Birla Sun Life Pure Value has been one of the blockbuster funds in this rally, its NAV more than doubling in the last one year, even as its benchmark, BSE 200, gained a modest 39 per cent. The fund was an early mover into cyclicals in 2013, when defensive themes — pharma, healthcare and IT were in vogue.
As stocks in the power, infrastructure, oil and gas, engineering and capital goods space made a comeback from January 2014, the fund’s returns zoomed. The move was aided by expectation of a speedier economic recovery following the strong election mandate.
But having spotted value in cyclical stocks early on, the fund was also quick to make a cautious shift into defensives this year. Its strategy to balance allocation between defensives and cyclicals during the early part of 2014 again paid off.
This not only helped the fund better the BSE 200 Index but also race ahead of peers such as ICICI Prudential Value Discovery and L&T India Value Fund on a one-year basis.
Birla Sun Life Pure Value turned a buyer in pharma and FMCG stocks in early 2014 even as it continued to add non-banking financials and oil and gas stocks to its portfolio.

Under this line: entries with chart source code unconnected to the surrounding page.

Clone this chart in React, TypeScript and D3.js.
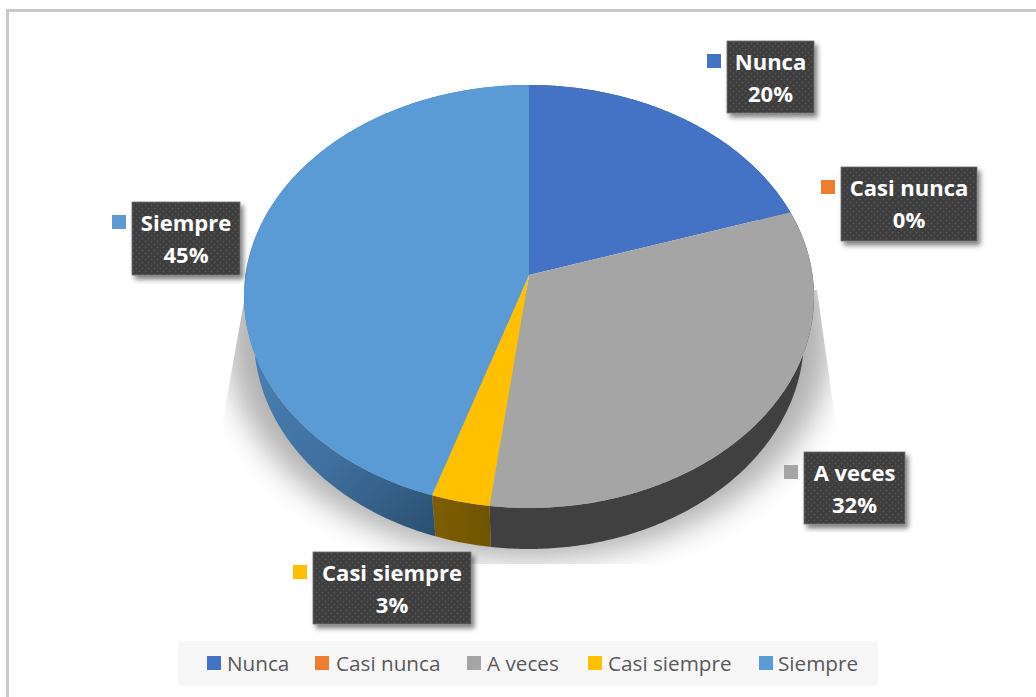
import React, { useMemo } from "react";
import * as d3 from "d3";

// Survey answers, in slice order, as whole percentages.
const categories = ["Nunca", "Casi nunca", "A veces", "Casi siempre", "Siempre"];
const percentages = [20, 0, 32, 3, 45];
const topColors = ["#4472C4", "#ED7D31", "#A5A5A5", "#FFC000", "#5B9BD5"];
const wallFills = ["#2F5597", "#AE5A21", "#404040", "url(#wallGold)", "url(#wallBlue)"];

// Callout placement for each slice: box left, top, right, bottom.
const calloutBoxes = [
  [727, 41, 814, 113],
  [841, 167, 977, 241],
  [804, 452, 905, 524],
  [313, 552, 471, 624],
  [132, 202, 240, 275],
];
const legendKeyX = [207, 315, 467, 588, 759];
const legendTextX = [227, 336, 487, 608, 778];

const WIDTH = 1036;
const HEIGHT = 697;
const FONT = "'Open Sans', sans-serif";

// Tilted disc: the apex sits above the rim's centre because the near edge is
// closer to the camera.
const APEX_X = 529;
const APEX_Y = 275;
const SPREAD_X = 283.5;
const SPREAD_Y = 209.3;
const TILT = 0.1016;
const WALL_SCALE_X = 0.965;
const WALL_APEX_Y = 316;

type Pt = [number, number];

function rimPoint(angle: number, lower: boolean): Pt {
  const u = Math.sin(angle);
  const v = -Math.cos(angle);
  const w = 1 - TILT * v;
  const x = (SPREAD_X * u) / w;
  const y = (SPREAD_Y * v) / w;
  return lower
    ? [APEX_X + x * WALL_SCALE_X, WALL_APEX_Y + y]
    : [APEX_X + x, APEX_Y + y];
}

function rimRun(a0: number, a1: number, lower: boolean): Pt[] {
  const n = Math.max(2, Math.ceil(Math.abs(a1 - a0) / 0.01));
  return d3.range(n + 1).map((i) => rimPoint(a0 + ((a1 - a0) * i) / n, lower));
}

export default function App() {
  const line = useMemo(() => d3.line<Pt>().curve(d3.curveLinear), []);
  const arcs = useMemo(
    () => d3.pie<number>().sort(null).startAngle(0).endAngle(2 * Math.PI)(percentages),
    []
  );
  const lowerRim = rimRun(0, 2 * Math.PI, true);

  return (
    <svg
      width={WIDTH}
      height={HEIGHT}
      viewBox={`0 0 ${WIDTH} ${HEIGHT}`}
      style={{ position: "absolute", left: 0, top: 0, display: "block" }}
    >
      <defs>
        <filter id="discShadow" x="-20%" y="-20%" width="140%" height="140%">
          <feGaussianBlur stdDeviation="14" />
        </filter>
        <filter id="boxShadow" x="-20%" y="-20%" width="150%" height="150%">
          <feDropShadow dx="3" dy="4" stdDeviation="2.5" floodColor="#000" floodOpacity="0.5" />
        </filter>
        <clipPath id="shadowClip">
          <path d="M246,290L222,425L222,564L836,564L836,425L817,290Z" />
        </clipPath>
        <pattern id="dots" width="6" height="6" patternUnits="userSpaceOnUse">
          <rect width="6" height="6" fill="#3E3E3E" />
          <circle cx="1.5" cy="1.5" r="1" fill="#525252" />
          <circle cx="4.5" cy="4.5" r="1" fill="#525252" />
        </pattern>
        <linearGradient id="wallBlue" gradientUnits="userSpaceOnUse" x1="245" y1="340" x2="433" y2="530">
          <stop offset="0" stopColor="#4A82B6" />
          <stop offset="0.55" stopColor="#3F6F9E" />
          <stop offset="1" stopColor="#2B5172" />
        </linearGradient>
        <linearGradient id="wallGold" gradientUnits="userSpaceOnUse" x1="433" y1="0" x2="491" y2="0">
          <stop offset="0" stopColor="#7F5E00" />
          <stop offset="1" stopColor="#6E5400" />
        </linearGradient>
      </defs>

      <rect width={WIDTH} height={HEIGHT} fill="#FFFFFF" />
      <path d="M7.5,697V10.5H1036" fill="none" stroke="#C9C9C9" strokeWidth="3" />

      {/* cast shadow under the disc */}
      <g clipPath="url(#shadowClip)">
        <path
          d={line(lowerRim) + "Z"}
          transform={`translate(${APEX_X} 345) scale(1.1 1.05) translate(${-APEX_X} -345)`}
          fill="#000"
          opacity="0.3"
          filter="url(#discShadow)"
        />
      </g>

      {/* outer wall, one band per slice */}
      {arcs.map((a, i) => (
        <path
          key={`wall-${i}`}
          d={line([...rimRun(a.startAngle, a.endAngle, false), ...rimRun(a.endAngle, a.startAngle, true)]) + "Z"}
          fill={wallFills[i]}
        />
      ))}

      {/* top face */}
      {arcs.map((a, i) => (
        <path
          key={`top-${i}`}
          d={line([[APEX_X, APEX_Y], ...rimRun(a.startAngle, a.endAngle, false)]) + "Z"}
          fill={topColors[i]}
        />
      ))}

      {/* callouts */}
      {categories.map((name, i) => {
        const [x0, y0, x1, y1] = calloutBoxes[i];
        const cx = (x0 + x1) / 2;
        return (
          <g key={`callout-${i}`}>
            <rect x={x0 - 20} y={y0 + 13} width={14} height={14} fill={topColors[i]} />
            <rect
              x={x0}
              y={y0}
              width={x1 - x0}
              height={y1 - y0}
              fill="url(#dots)"
              stroke="#6F6F6F"
              strokeWidth="0.8"
              filter="url(#boxShadow)"
            />
            <text
              x={cx}
              y={y0 + 29}
              textAnchor="middle"
              fontFamily={FONT}
              fontWeight={700}
              fontSize={22}
              fill="#FFFFFF"
            >
              {name}
            </text>
            <text
              x={cx}
              y={y0 + 61}
              textAnchor="middle"
              fontFamily={FONT}
              fontWeight={700}
              fontSize={22}
              fill="#FFFFFF"
            >
              {`${percentages[i]}%`}
            </text>
          </g>
        );
      })}

      {/* legend */}
      <rect x={178} y={641} width={700} height={45} fill="#F7F7F7" />
      {categories.map((name, i) => (
        <g key={`legend-${i}`}>
          <rect x={legendKeyX[i]} y={656} width={14} height={14} fill={topColors[i]} />
          <text x={legendTextX[i]} y={671} fontFamily={FONT} fontSize={20.7} fill="#595959">
            {name}
          </text>
        </g>
      ))}
    </svg>
  );
}
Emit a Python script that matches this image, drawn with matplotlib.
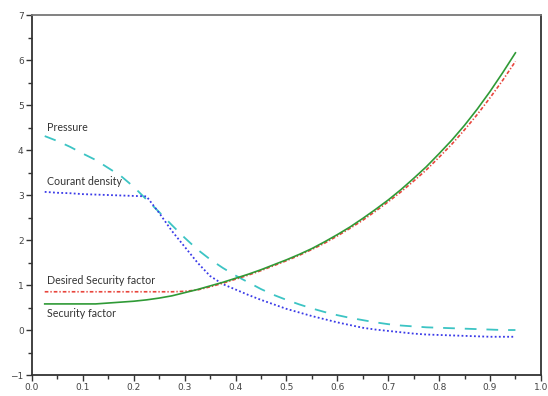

Good stock picks in the mid and small cap space boosted fund’s returns. For instance, the fund was prudent in increasing holding in the stock of small cap cement maker Orient Cement in December 2013. The stock price has risen by over 2.5 times since the start of the year.
Offbeat picksApart from sector choices, some offbeat picks helped. The fund’s decision to invest 2.6 per cent of its assets in the stock of industrial gas and chemical maker Gujarat Fluorochemicals provided a leg-up to its NAV. Other stocks that lifted the fund’s returns include Finolex Cables (153 per cent gain), Sadbhav Engineering (129 per cent), Banco Products (125 per cent), Apar Industries (125 per cent), Atul Auto (116 per cent) and Edelweiss Financial Services (115 per cent).
In the last five months, the fund has again been shedding its defensive skin by loading up on cyclical stocks.
Currently, around 27 per cent of the scheme’s assets are parked in financial stocks, followed by construction (9.3 per cent) and chemicals (8.6 per cent). Pharma, FMCG and IT stocks account for less than 13 per cent of the total assets. From the 34 stocks in December 2013, the fund currently holds 56 stocks in its portfolio.